Q: How should the Interest Rate field be completed on the Loan Estimate?
A: Regulation Z has technical requirements for the completion of the Interest Rate field. While creditors should review regulatory conditions and commentary, a general description of the requirement is as follows:
The interest rate field shall reflect the interest rate that will be applicable to the transaction at consummation. In situations involving an adjustable rate transaction, if the interest rate at consummation is not known, the rate disclosed shall be the fully-indexed rate (i.e. the interest rate calculated using the index value and margin at the time of consummation.)
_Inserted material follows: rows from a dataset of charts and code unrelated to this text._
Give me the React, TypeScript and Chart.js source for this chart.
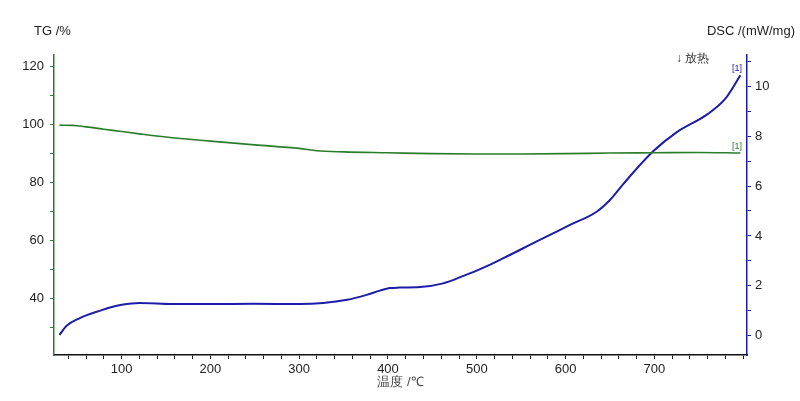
import React, { useEffect, useRef } from "react";
import { Chart, registerables } from "chart.js";

Chart.register(...registerables);

const tgTemps = [30, 45, 60, 80, 100, 120, 150, 200, 250, 300, 320, 350, 400, 450, 500, 550, 600, 650, 700, 750, 797];
const tgValues = [99.7, 99.6, 99.1, 98.3, 97.5, 96.7, 95.6, 94.2, 92.9, 91.7, 90.9, 90.5, 90.2, 89.9, 89.8, 89.8, 89.9, 90.1, 90.2, 90.3, 90.1];

const dscTemps = [30, 38, 53, 76, 91, 100, 120, 158, 200, 248, 300, 327, 354, 376, 391, 402, 413, 436, 462, 485, 507, 530, 567, 605, 635, 650, 665, 699, 725, 760, 780, 797];
const dscValues = [0.04, 0.4, 0.71, 1.01, 1.17, 1.24, 1.31, 1.27, 1.27, 1.28, 1.27, 1.31, 1.44, 1.64, 1.81, 1.91, 1.93, 1.95, 2.1, 2.4, 2.72, 3.11, 3.77, 4.44, 4.97, 5.44, 6.08, 7.4, 8.15, 8.88, 9.5, 10.44];

const xLabels = [100, 200, 300, 400, 500, 600, 700];
const tgLabels = [40, 60, 80, 100, 120];
const dscLabels = [0, 2, 4, 6, 8, 10];

const GREEN = "#2a7d2a";
const BLUE = "#1c1ca8";
const FONT = "'Liberation Sans', Arial, sans-serif";

const near = (v: number, list: number[]) => list.some((l) => Math.abs(l - v) < 1e-6);

const textPlugin = {
  id: "extraText",
  afterDraw(chart: any) {
    const ctx = chart.ctx;
    const area = chart.chartArea;
    ctx.save();
    ctx.font = `13px ${FONT}`;
    ctx.fillStyle = "#222";
    ctx.textBaseline = "middle";
    ctx.textAlign = "left";
    ctx.fillText("TG /%", 34, 31);
    ctx.textAlign = "right";
    ctx.fillText("DSC /(mW/mg)", 795, 31);
    ctx.textAlign = "center";
    ctx.fillStyle = "#444";
    ctx.fillText("温度 /℃", (area.left + area.right) / 2, 382);
    ctx.font = `12px ${FONT}`;
    ctx.fillStyle = "#333";
    ctx.textAlign = "left";
    ctx.fillText("\u2193 放热", 676, 59);
    ctx.font = `9px ${FONT}`;
    ctx.textAlign = "right";
    ctx.fillStyle = BLUE;
    ctx.fillText("[1]", area.right - 5, 69);
    ctx.fillStyle = GREEN;
    ctx.fillText("[1]", area.right - 5, 147);
    ctx.restore();
  },
};

export default function App() {
  const ref = useRef<HTMLCanvasElement | null>(null);
  useEffect(() => {
    if (!ref.current) return;
    const chart = new Chart(ref.current, {
      type: "line",
      data: {
        datasets: [
          {
            label: "TG",
            data: tgTemps.map((t, i) => ({ x: t, y: tgValues[i] })),
            borderColor: GREEN,
            borderWidth: 1.6,
            pointRadius: 0,
            cubicInterpolationMode: "monotone",
            yAxisID: "yTG",
          },
          {
            label: "DSC",
            data: dscTemps.map((t, i) => ({ x: t, y: dscValues[i] })),
            borderColor: BLUE,
            borderWidth: 2,
            pointRadius: 0,
            cubicInterpolationMode: "monotone",
            yAxisID: "yDSC",
          },
        ],
      },
      options: {
        animation: false,
        responsive: false,
        layout: { padding: { top: 55, left: 0, right: 0, bottom: 0 } },
        plugins: { legend: { display: false }, tooltip: { enabled: false } },
        scales: {
          x: {
            type: "linear",
            min: 23.8,
            max: 804.4,
            border: { color: "#111", width: 1.5 },
            grid: { drawOnChartArea: false, tickLength: 4, color: "#111" },
            ticks: {
              stepSize: 20,
              autoSkip: false,
              includeBounds: false,
              padding: 3,
              color: "#222",
              font: { family: FONT, size: 13 },
              maxRotation: 0,
              callback: (v: any) => (near(v, xLabels) ? String(Math.round(v)) : ""),
            },
            afterFit: (s: any) => {
              s.height = 46;
            },
          },
          yTG: {
            type: "linear",
            position: "left",
            min: 20.7,
            max: 123.8,
            border: { color: GREEN, width: 1.5 },
            grid: { drawOnChartArea: false, tickLength: 4, color: GREEN },
            ticks: {
              stepSize: 10,
              autoSkip: false,
              includeBounds: false,
              padding: 6,
              color: "#222",
              font: { family: FONT, size: 13 },
              callback: (v: any) => (near(v, tgLabels) ? String(Math.round(v)) : ""),
            },
            afterFit: (s: any) => {
              s.width = 54;
            },
          },
          yDSC: {
            type: "linear",
            position: "right",
            min: -0.77,
            max: 11.25,
            border: { color: BLUE, width: 1.5 },
            grid: { drawOnChartArea: false, tickLength: 4, color: BLUE },
            ticks: {
              stepSize: 1,
              autoSkip: false,
              includeBounds: false,
              padding: 4,
              color: "#222",
              font: { family: FONT, size: 13 },
              callback: (v: any) => (near(v, dscLabels) ? String(Math.round(v)) : ""),
            },
            afterFit: (s: any) => {
              s.width = 53;
            },
          },
        },
      } as any,
      plugins: [textPlugin],
    });
    return () => chart.destroy();
  }, []);
  return (
    <div style={{ position: "fixed", left: 0, top: 0, width: 800, height: 401, background: "#fff" }}>
      <canvas ref={ref} width={800} height={401} style={{ width: 800, height: 401 }} />
    </div>
  );
}
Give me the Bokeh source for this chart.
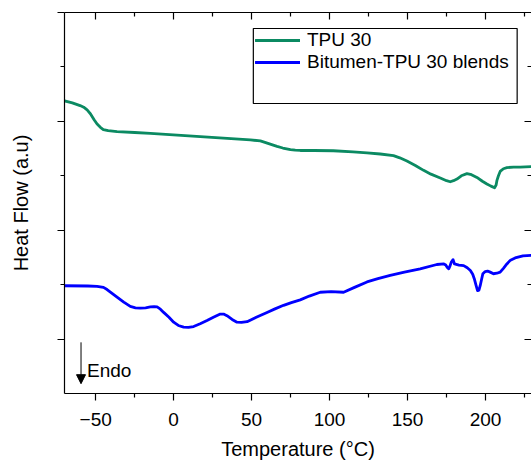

As the regulatory commentary addresses other situations, it is provided here for reference:
“37(b)(2) Interest rate.
1. Interest rate at consummation not known. Where the interest rate that will apply at consummation is not known at the time the creditor must deliver the disclosures required by § 1026.19(e), § 1026.37(b)(2) requires disclosure of the fully-indexed rate, defined as the index plus the margin at consummation. Although § 1026.37(b)(2) refers to the index plus margin “at consummation,” if the index value that will be in effect at consummation is unknown at the time the disclosures are provided pursuant to § 1026.19(e)(1)(iii), i.e., within three business days after receipt of a consumer’s application, the fully-indexed rate disclosed under § 1026.37(b)(2) may be based on the index in effect at the time the disclosure is delivered. The index in effect at consummation (or the time the disclosure is delivered pursuant to § 1026.19(e)) need not be used if the contract provides for a delay in the implementation of changes in an index value. For example, if the contract specifies that rate changes are based on the index value in effect 45 days before the change date, creditors may use any index value in effect during the 45 days before consummation (or any earlier date of disclosure) in calculating the fully-indexed rate to be disclosed.”
To clarify this rule further, the CFPB's webinar (referenced below) clarified that in situations where the initial interest rate is calculated using a different formula than that used for subsequent rate adjustments, the creditor should disclose the initial interest rate.